MSNBC's Chris Hayes Trusts 'No One' in Entire Trump Administration

April 18th, 2017 6:23 PM

During Monday's edition of CBS's The Late Show, host Stephen Colbert asked guest Chris Hayes who he trusts “over there” in the Trump administration. Hayes, the host of MSNBC's All in, responded quickly: “No one.”

Colbert, who once hosted The Colbert Report on Comedy Central, described the current cable news situation by stating: “Let's call a spade a spade. You guys are the 'liberal lefty' news thing, right? Fox is the conservative. CNN (the Cable News Network) is a bit of a mish-mash at times.”

The CBS host then asked Hayes: “Are you guys ever mad that (Trump is) more mad at CNN than you guys” because he talks about them all the time?

“It’s the classic neg [negative attack],” the MSNBC host replied. “He’s negging us by not mentioning us.”

“But things are going great for MSNBC now,” Colbert asserted.

“Yeah,” Hayes responded. “In a great way, I think you've seen a real reawakening of civic consciousness broadly. I think it's benefited me, it's benefited our shows, media from newspapers to all kinds of shows people are doing.”

After stating that he had been “out of town for a week,” the late-night host asked Hayes to “explain what is happening to Donald Trump right now.”

“You want me to catch you up?” Hayes asked in response before Colbert stated:

I thought maybe we'd be going to war with Korea because we were dropping some bombs on a couple different countries right when we left. China is no longer a currency manipulator. Russia is no longer our friend.

(Syrian President Bashar al-)Assad is now bad. N.A.T.O. (the North Atlantic Treaty Organization) is good. How are you and your compadres processing all the shifts?

“On things like N.A.T.O., I'm glad that he has come around,” Hayes stated. “You know, the thing about the president is he's not particularly well-informed and doesn't have any principles,” a line that generated laughter and applause from the audience.

“Here's the thing,” the MSNBC anchor continued. What it means is "he's endlessly flexible, but it also means he's easily manipulated.”

“It means whoever is the last person in the room can get him to go from China's a currency manipulator to China's not a currency manipulator. From Russia is great and Vladimir Putin's our buddy to they are now our adversary,” he added.

“There's something about that that's really, really unsettling,” Hayes noted, “because you just wonder: 'Well, who's going to be the person in the room? Who's going to be the person who just flips him in any given moment?”

“It almost seems like a matter of mood, what mood he's in today,” Colbert stated.

“There's a little bit of this kind of mad king air to it,” his guest asserted before noting:

It's like the way that we think about it, sort of Shakespeare depictions of courtly life, right? And the king is just there, and the king just has impulses, and then there's advisors who come in and have actual views.

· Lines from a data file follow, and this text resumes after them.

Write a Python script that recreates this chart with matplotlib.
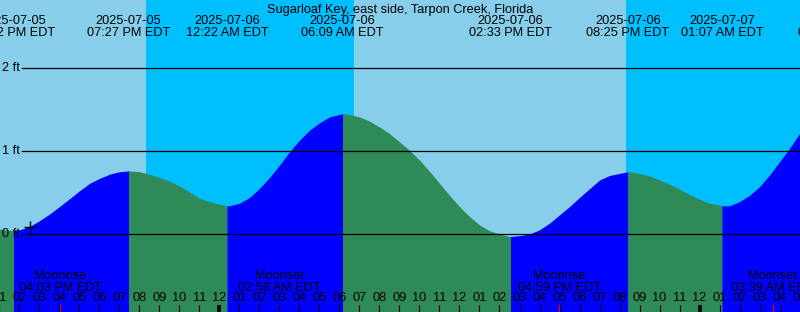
# Tide graph for Sugarloaf Key, east side, Tarpon Creek (XTide style)
import numpy as np
import matplotlib.pyplot as plt
import matplotlib.transforms as mtransforms

plt.rcParams['font.family'] = ['Liberation Sans', 'DejaVu Sans']

title = 'Sugarloaf Key, east side, Tarpon Creek, Florida'

# hours counted from 2025-07-05 00:00 EDT, readings every half hour
hour_start = 13
halfhour_height = [
    0.06, 0.045, 0.05, 0.09, 0.16, 0.24, 0.33, 0.425, 0.52, 0.61,   # 13:00-17:30
    0.67, 0.72, 0.75, 0.76, 0.75, 0.72, 0.68, 0.635, 0.58, 0.505,   # 18:00-22:30
    0.43, 0.39, 0.36, 0.34, 0.37, 0.44, 0.55, 0.68, 0.83, 0.99,     # 23:00-03:30
    1.13, 1.25, 1.34, 1.41, 1.44, 1.44, 1.41, 1.36, 1.29, 1.21,     # 04:00-08:30
    1.11, 1.01, 0.89, 0.755, 0.61, 0.465, 0.33, 0.21, 0.11, 0.04,   # 09:00-13:30
    0.00, -0.03, -0.02, 0.00, 0.05, 0.13, 0.23, 0.33, 0.44, 0.545,  # 14:00-18:30
    0.65, 0.705, 0.73, 0.75, 0.73, 0.70, 0.65, 0.60, 0.54, 0.475,   # 19:00-23:30
    0.42, 0.37, 0.35, 0.34, 0.39, 0.465, 0.57, 0.71, 0.87, 1.03,    # 00:00-04:30
    1.21]                                                           # 05:00

# high / low tide events
event_hour = [13.70, 19.45, 24.37, 30.15, 38.55, 44.42, 49.12, 54.98]
event_height = [0.04, 0.76, 0.34, 1.45, -0.03, 0.75, 0.34, 1.50]
event_date = ['2025-07-05', '2025-07-05', '2025-07-06', '2025-07-06',
              '2025-07-06', '2025-07-06', '2025-07-07', '2025-07-07']
event_time = ['01:42 PM EDT', '07:27 PM EDT', '12:22 AM EDT', '06:09 AM EDT',
              '02:33 PM EDT', '08:25 PM EDT', '01:07 AM EDT', '06:59 AM EDT']

# night periods (sunset -> sunrise)
night_start = [20.32, 44.32]
night_end = [30.72, 60.0]

# moon events
moon_hour = [16.05, 26.97, 40.98, 51.65]
moon_name = ['Moonrise', 'Moonset', 'Moonrise', 'Moonset']
moon_time = ['04:03 PM EDT', '02:58 AM EDT', '04:59 PM EDT', '03:39 AM EDT']

now_hour, now_height = 14.525, 0.08

W, H = 800, 312
fig = plt.figure(figsize=(8, 3.12), dpi=100)
ax = fig.add_axes([0, 0, 1, 1])
ax.set_axis_off()

x0 = hour_start + 0.5 / 20
x1 = x0 + 40
ax.set_xlim(x0, x1)
ax.set_ylim(-78 / 83, 234 / 83)

# pixel y -> axes fraction, data x
trans = mtransforms.blended_transform_factory(ax.transData, ax.transAxes)
def py(p):
    return 1 - p / H

day_col = '#87CEEB'
night_col = '#00BFFF'
ax.axvspan(x0, x1, color=day_col, zorder=0, lw=0)
for a, b in zip(night_start, night_end):
    ax.axvspan(a, b, color=night_col, zorder=0.5, lw=0)

# curve: half-hourly readings plus the extrema
hours = [hour_start + 0.5 * i for i in range(len(halfhour_height))]
t = np.array(hours + event_hour, dtype=float)
h = np.array(halfhour_height + event_height, dtype=float)
order = np.argsort(t)
t, h = t[order], h[order]

bounds = [x0 - 1] + event_hour + [x1 + 1]
bottom = -2
for i in range(len(bounds) - 1):
    a, b = bounds[i], bounds[i + 1]
    m = (t >= a) & (t <= b)
    # rising if the segment ends at a high tide
    if i < len(event_hour):
        rising = event_height[i] > (event_height[i - 1] if i > 0 else 0.2)
    else:
        rising = event_height[-1] > event_height[-2]
    col = '#0000FF' if rising else '#2E8B57'
    ax.fill_between(t[m], bottom, h[m], color=col, lw=0, zorder=1)

fs = 9.2

# height lines
for lev in [0, 1, 2]:
    ax.plot([x0 + 22 / 20, x1], [lev, lev], color='black', lw=0.9, zorder=2)
    ax.text(x0 + 2.5 / 20, lev, f'{lev} ft', fontsize=fs, ha='left',
            va='center', zorder=3)

ax.plot(now_hour, now_height, marker='+', color='black', ms=9, mew=1.0,
        zorder=3)

ax.text(x0 + 20, py(12.5), title, transform=trans, ha='center',
        va='baseline', fontsize=fs, zorder=3)
for x, d, tm in zip(event_hour, event_date, event_time):
    ax.text(x, py(24.5), d, transform=trans, ha='center', va='baseline',
            fontsize=fs, zorder=3)
    ax.text(x, py(36.5), tm, transform=trans, ha='center', va='baseline',
            fontsize=fs, zorder=3)

for x, n, tm in zip(moon_hour, moon_name, moon_time):
    ax.text(x, py(279), n, transform=trans, ha='center', va='baseline',
            fontsize=fs, zorder=3)
    ax.text(x, py(291), tm, transform=trans, ha='center', va='baseline',
            fontsize=fs, zorder=3)
    ax.plot([x, x], [py(305), py(312)], transform=trans, color='red',
            lw=0.8, zorder=3)

# hour ticks and labels
for hr in range(hour_start, hour_start + 41):
    lab = f'{(hr - 1) % 12 + 1:02d}'
    ax.text(hr, py(301), lab, transform=trans, ha='center', va='baseline',
            fontsize=fs, zorder=3)
    lw = 2.6 if hr % 24 == 0 else 0.8
    ax.plot([hr, hr], [py(305), py(312)], transform=trans, color='black',
            lw=lw, solid_capstyle='butt', zorder=3)

plt.savefig('out.png', dpi=100)
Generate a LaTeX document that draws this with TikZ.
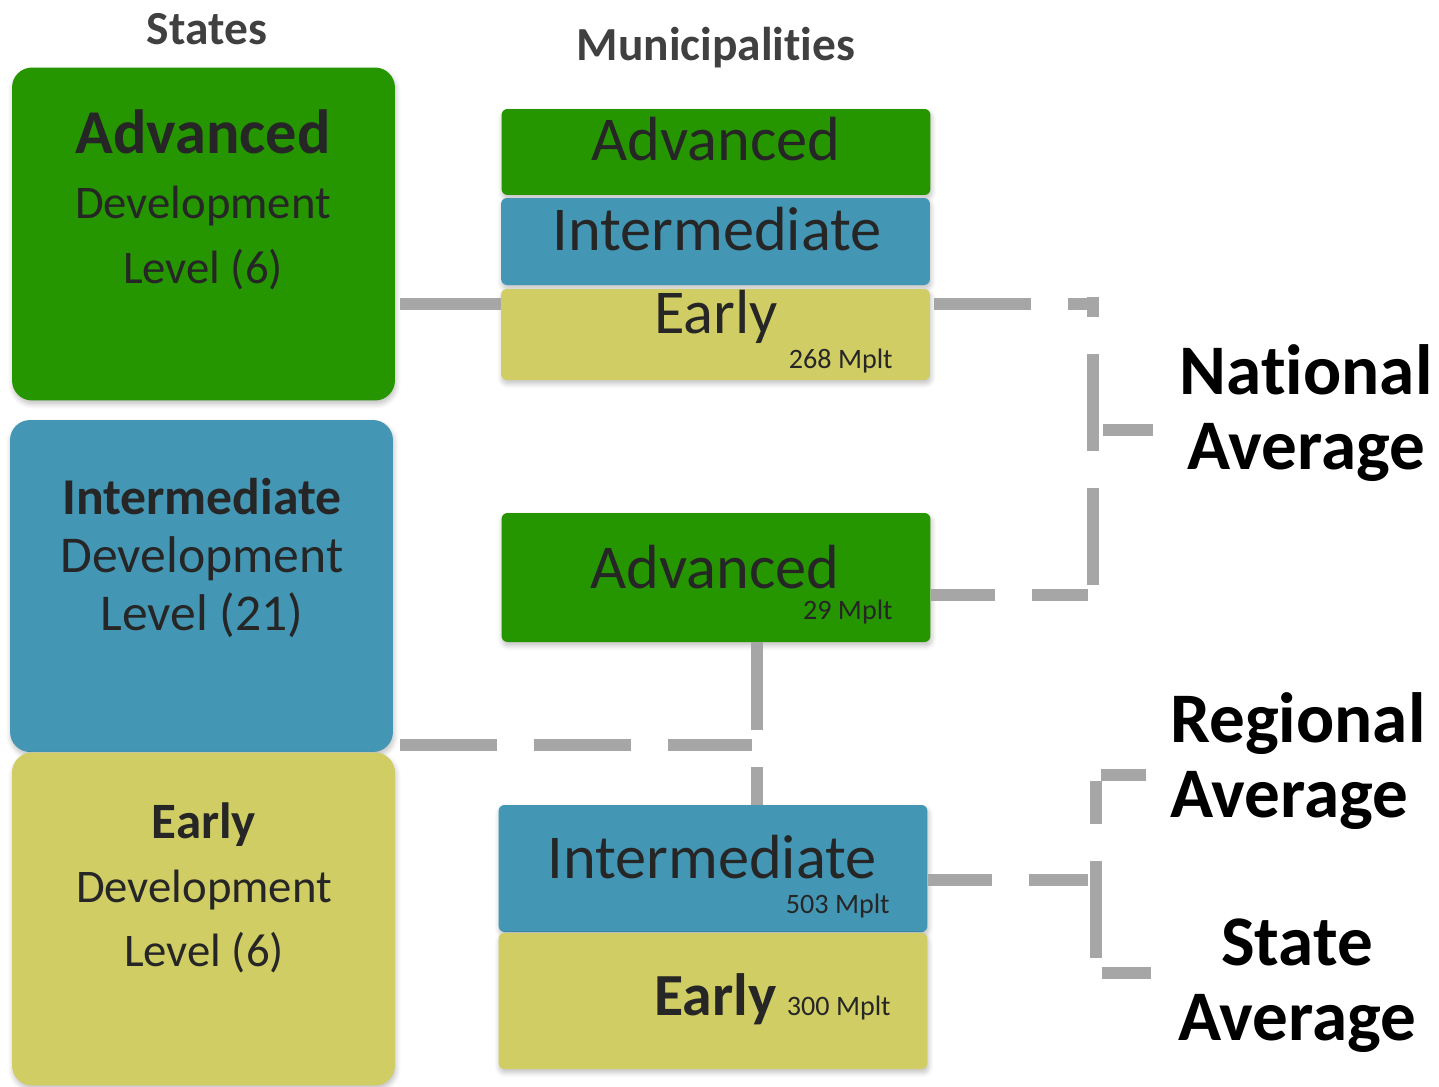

And if they get close enough to the king, then they can get the king to have their view as well, and you get that feeling, particularly all the way all this sort of palace intrigue is covered that, you know, who has his ear can get the guy to do essentially anything.

 

The conversation then turned to Hayes' new book, entitled A Colony in a Nation. “Okay,” Colbert began, “what is the colony, and what is the nation?”

“Basically, the premise of the book is there are two sort of distinct policing regimes in this country,” Hayes responded. “A large part of it, which I call the nation, (is) what you expect in a free and open society, and the part of it which I call it a colony (is) where you have a policing regime that's what you would expect in a police state.”

Hayes continued: “The easiest test of which regime a person is part of is: “How often do you interact with cops?”

“I think basically, a lot of people in this country go months, years without ever interacting with the cops,” the MSNBC host stated. “They interact with them casually, and that's what you would want.”

The Monday night conversation began with Colbert introducing his guest as “the Emmy-winning host of All in With Chris Hayes on MSNBC.”

The CBS host quickly asked Hayes: “Did you ever think to yourself, 'Maybe we should have called it something else because it sounds vaguely sexual?'”

“You're literally the first person to mentions that,” the MSNBC host joked. “It never occurred to me.”